- _Aim_: Print, without altering anything, the lines from the one that holds "Convert this chart to Plotly code." to the one that holds "price_ticks = [40, 60, 80, 100]", inclusive. No other lines belong in the output.

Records
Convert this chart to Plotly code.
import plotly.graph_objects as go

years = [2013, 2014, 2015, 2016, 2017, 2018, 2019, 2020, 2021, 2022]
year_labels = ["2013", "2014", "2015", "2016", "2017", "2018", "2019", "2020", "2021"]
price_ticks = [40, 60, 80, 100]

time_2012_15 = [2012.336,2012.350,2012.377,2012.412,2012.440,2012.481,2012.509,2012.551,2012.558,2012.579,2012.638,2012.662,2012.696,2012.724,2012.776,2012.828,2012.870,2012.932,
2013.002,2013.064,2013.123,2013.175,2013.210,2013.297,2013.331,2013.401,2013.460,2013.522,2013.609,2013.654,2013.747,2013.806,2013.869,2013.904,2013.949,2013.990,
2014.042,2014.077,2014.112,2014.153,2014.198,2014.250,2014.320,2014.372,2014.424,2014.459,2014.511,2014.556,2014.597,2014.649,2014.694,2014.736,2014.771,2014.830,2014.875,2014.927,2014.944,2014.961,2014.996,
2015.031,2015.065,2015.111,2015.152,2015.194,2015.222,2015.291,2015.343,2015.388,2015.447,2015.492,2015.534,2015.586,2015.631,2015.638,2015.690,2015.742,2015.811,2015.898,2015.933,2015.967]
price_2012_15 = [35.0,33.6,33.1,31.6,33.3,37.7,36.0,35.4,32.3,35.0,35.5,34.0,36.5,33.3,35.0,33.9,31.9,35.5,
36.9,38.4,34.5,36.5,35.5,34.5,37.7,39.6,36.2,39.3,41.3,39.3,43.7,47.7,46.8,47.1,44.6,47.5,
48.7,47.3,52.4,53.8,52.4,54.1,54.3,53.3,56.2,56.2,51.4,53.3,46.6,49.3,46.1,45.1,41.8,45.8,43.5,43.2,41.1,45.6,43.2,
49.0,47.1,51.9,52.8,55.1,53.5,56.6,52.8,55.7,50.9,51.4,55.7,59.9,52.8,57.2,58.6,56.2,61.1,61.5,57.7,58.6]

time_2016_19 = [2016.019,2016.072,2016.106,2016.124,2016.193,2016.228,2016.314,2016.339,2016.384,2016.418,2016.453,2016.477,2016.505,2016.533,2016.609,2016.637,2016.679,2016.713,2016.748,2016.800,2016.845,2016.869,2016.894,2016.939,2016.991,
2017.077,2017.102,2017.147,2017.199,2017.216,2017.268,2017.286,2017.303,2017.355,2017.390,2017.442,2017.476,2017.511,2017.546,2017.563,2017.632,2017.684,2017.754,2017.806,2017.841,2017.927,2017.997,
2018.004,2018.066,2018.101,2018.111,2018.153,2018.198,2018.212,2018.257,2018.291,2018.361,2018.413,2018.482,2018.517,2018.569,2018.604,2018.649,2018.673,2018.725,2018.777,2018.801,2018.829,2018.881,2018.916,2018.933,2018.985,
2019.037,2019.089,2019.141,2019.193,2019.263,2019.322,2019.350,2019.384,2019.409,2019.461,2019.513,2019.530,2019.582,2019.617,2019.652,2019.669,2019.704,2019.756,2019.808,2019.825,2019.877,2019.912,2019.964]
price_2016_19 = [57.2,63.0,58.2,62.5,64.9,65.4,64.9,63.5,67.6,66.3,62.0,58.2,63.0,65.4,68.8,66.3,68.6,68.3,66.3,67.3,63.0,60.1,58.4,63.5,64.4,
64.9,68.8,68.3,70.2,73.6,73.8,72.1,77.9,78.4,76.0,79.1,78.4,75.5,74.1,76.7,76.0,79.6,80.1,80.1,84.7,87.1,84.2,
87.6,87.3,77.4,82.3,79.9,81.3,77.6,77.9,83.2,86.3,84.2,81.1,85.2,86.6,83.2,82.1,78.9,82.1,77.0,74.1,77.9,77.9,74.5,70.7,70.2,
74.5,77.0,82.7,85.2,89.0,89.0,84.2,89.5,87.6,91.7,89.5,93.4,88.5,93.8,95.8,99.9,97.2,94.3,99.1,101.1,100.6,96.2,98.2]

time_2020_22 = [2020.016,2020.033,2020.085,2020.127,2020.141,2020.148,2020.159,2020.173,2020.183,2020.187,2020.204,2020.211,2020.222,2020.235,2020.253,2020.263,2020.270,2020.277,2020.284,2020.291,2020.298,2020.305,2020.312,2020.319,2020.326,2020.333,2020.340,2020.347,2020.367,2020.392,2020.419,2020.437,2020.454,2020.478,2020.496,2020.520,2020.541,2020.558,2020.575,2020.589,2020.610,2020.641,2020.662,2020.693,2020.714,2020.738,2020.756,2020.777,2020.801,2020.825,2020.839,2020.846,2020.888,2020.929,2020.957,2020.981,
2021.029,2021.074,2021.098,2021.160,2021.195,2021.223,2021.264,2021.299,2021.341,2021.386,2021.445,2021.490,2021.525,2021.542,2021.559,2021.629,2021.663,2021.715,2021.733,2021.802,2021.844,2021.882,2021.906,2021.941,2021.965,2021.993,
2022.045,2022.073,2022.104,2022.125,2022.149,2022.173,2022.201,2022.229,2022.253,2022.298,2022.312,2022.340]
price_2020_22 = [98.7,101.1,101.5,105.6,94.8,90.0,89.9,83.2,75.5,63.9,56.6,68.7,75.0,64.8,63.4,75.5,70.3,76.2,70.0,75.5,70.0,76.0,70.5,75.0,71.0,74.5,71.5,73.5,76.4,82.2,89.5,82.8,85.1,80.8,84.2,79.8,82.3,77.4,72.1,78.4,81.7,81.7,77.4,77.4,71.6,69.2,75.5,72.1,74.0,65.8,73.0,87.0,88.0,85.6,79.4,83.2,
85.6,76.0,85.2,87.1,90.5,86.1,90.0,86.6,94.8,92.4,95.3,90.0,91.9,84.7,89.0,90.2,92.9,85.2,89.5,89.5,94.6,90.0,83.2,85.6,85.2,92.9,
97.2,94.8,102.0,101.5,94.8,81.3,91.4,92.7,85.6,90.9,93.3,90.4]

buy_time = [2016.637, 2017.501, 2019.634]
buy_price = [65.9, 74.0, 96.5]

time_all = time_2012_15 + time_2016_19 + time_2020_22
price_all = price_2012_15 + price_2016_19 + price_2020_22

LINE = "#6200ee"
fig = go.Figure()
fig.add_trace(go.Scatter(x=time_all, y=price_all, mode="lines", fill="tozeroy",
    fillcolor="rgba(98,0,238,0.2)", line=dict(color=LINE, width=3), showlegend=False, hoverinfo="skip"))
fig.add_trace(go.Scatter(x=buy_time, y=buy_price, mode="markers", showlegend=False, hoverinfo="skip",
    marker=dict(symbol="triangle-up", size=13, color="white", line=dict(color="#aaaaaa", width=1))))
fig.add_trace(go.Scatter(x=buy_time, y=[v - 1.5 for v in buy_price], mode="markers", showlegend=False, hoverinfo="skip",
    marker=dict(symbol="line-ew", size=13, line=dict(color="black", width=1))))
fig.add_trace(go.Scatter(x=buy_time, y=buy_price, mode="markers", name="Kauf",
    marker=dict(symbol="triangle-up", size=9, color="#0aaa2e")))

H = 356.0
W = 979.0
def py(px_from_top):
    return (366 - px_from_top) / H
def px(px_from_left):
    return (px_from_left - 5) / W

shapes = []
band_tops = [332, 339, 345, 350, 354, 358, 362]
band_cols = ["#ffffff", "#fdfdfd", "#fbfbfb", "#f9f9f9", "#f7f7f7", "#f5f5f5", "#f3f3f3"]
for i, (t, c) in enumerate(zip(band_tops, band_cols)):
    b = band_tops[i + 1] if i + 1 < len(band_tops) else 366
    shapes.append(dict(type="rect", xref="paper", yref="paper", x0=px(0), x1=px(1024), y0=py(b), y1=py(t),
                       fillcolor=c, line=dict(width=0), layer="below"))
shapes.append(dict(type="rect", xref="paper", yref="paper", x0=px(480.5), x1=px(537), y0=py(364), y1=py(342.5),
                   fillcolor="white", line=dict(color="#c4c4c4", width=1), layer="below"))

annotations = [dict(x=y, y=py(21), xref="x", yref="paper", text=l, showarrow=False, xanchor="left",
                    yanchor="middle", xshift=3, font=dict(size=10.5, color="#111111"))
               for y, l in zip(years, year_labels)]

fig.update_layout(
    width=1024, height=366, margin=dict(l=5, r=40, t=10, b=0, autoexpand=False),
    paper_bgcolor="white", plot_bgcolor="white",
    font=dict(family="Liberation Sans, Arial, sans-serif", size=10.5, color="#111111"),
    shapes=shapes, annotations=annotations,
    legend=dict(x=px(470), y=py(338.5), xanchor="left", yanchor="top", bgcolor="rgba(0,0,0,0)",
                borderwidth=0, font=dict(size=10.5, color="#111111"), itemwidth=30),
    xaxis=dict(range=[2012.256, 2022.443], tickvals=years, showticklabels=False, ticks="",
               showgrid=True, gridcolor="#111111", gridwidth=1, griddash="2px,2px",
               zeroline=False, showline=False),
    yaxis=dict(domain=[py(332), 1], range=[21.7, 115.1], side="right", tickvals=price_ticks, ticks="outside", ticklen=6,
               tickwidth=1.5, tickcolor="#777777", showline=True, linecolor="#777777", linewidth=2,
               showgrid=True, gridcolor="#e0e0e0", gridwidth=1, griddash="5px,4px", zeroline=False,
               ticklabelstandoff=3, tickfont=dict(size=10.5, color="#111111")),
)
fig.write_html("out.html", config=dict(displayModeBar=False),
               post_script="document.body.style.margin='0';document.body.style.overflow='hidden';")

==

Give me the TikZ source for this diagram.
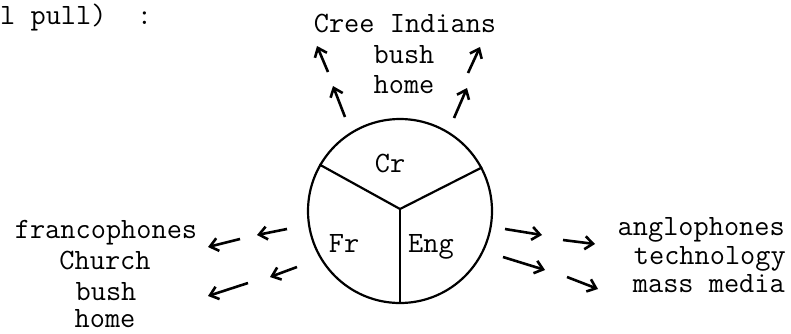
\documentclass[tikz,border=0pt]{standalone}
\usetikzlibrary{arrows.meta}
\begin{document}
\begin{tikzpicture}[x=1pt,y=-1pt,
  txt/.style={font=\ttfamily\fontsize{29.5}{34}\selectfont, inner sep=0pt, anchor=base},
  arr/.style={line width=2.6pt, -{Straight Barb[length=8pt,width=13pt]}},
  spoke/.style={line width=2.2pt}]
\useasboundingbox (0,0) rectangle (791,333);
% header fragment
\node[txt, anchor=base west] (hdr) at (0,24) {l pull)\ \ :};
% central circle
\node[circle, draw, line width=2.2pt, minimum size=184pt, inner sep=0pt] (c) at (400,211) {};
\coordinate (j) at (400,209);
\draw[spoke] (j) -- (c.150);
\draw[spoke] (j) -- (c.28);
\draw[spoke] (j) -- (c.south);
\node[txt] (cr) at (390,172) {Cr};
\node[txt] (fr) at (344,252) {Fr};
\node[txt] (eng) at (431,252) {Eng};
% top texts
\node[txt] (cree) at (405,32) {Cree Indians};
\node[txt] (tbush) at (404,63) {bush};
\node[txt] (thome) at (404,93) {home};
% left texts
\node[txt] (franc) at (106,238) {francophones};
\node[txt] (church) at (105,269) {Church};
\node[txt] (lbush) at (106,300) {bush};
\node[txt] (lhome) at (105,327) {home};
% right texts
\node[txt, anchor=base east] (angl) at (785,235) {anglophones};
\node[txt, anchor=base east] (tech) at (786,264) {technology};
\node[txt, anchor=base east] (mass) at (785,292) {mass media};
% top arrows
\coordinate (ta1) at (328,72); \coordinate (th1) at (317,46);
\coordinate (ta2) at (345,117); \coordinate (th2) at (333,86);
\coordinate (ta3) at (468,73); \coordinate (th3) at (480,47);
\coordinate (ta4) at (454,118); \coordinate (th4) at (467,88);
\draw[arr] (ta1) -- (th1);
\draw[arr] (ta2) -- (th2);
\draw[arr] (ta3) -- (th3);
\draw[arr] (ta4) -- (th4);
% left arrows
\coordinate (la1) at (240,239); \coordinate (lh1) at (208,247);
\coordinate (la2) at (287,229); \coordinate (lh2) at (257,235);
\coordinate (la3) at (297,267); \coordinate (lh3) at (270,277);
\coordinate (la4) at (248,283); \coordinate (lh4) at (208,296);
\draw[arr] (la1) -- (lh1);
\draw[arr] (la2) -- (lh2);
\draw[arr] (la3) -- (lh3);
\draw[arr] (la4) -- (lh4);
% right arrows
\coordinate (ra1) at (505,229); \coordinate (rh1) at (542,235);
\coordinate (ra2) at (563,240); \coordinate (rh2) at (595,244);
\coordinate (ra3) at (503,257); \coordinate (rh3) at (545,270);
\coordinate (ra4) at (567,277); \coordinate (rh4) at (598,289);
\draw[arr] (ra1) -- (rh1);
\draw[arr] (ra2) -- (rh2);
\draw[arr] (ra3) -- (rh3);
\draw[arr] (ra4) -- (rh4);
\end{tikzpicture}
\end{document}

- _Reply to the exercise_:
Convert this chart to Plotly code.
import plotly.graph_objects as go

years = [2013, 2014, 2015, 2016, 2017, 2018, 2019, 2020, 2021, 2022]
year_labels = ["2013", "2014", "2015", "2016", "2017", "2018", "2019", "2020", "2021"]
price_ticks = [40, 60, 80, 100]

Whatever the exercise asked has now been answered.